Hatoyama's support plummeted after he backtracked on an election promise to move the unpopular US base off Okinawa, enraging locals as well as the pacifist Social Democrats, who quit his coalition.

Kan said he would honour an agreement reconfirmed last week to relocate the US Marine Corps Air Station Futenma within Okinawa.

"The Japan-US accord was reached between a government and a government, between a country and a country," he said. "Since the accord was reached under the Hatoyama administration, it is our duty to acknowledge it firmly. The accord also calls for a reduction in Okinawa's burden. Firm action is needed."
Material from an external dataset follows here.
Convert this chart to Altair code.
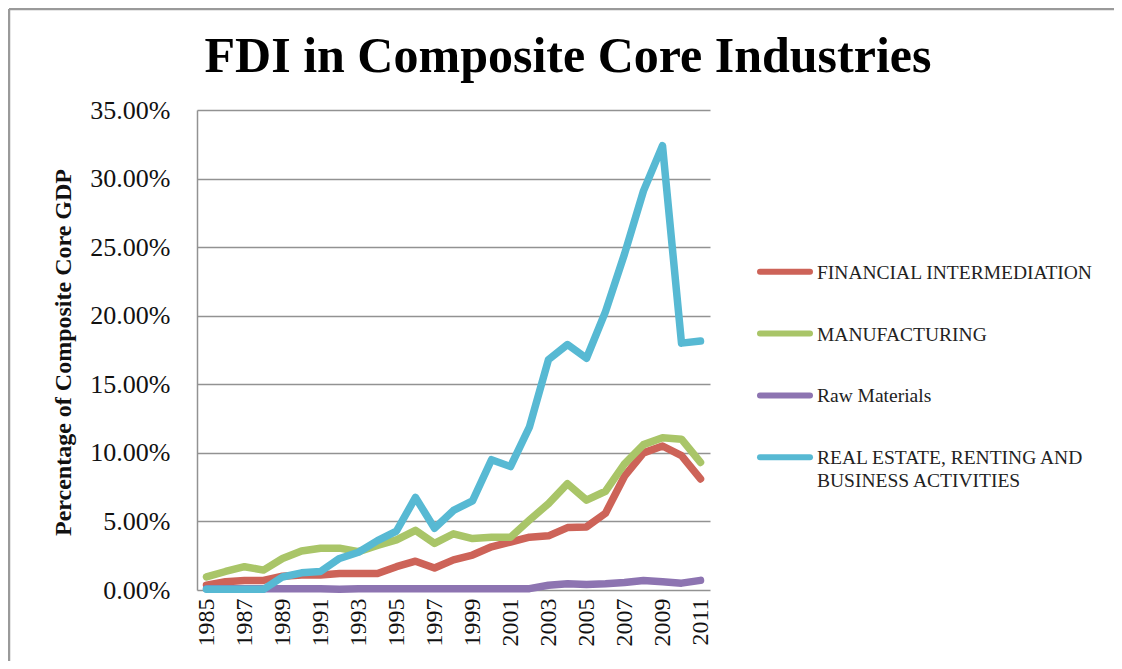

He also said he would maintain Japan's goal of cutting greenhouse gas emissions by 25 percent from 1990 levels by 2020.

It was not immediately clear whether Kan would stick with the expected July 11 date of upper house elections or delay the vote, in which his coalition will fight to keep its wafer-thin majority.

Kan faces an uphill battle to win back voters after the government's approval ratings under Hatoyama slumped below 20 percent.

He said he would select ministers over the weekend and launch his cabinet Tuesday.

Kan, the son of a factory manager and a graduate of applied sciences, campaigned in the 1970s for pacifist and environmental causes and entered parliament with a leftist party in 1980.

He achieved popularity in the mid-1990s when as health minister he admitted government culpability in a scandal over HIV-tainted blood products.

When the Democratic Party of Japan (DPJ) took power last September he headed a new strategy bureau tasked with wresting power from Japan's entrenched and secretive state bureaucracy.

In January Kan, although not a trained economist, took over as finance minister. He advocated a weaker yen and badgered the central bank to do more to help Japan recover from its worst post-war recession.

China sent "heartfelt congratulations," saying Kan had stressed the importance of ties with Beijing. German Chancellor Angela Merkel said she expected to build on decades of "close and successful cooperation" with Japan.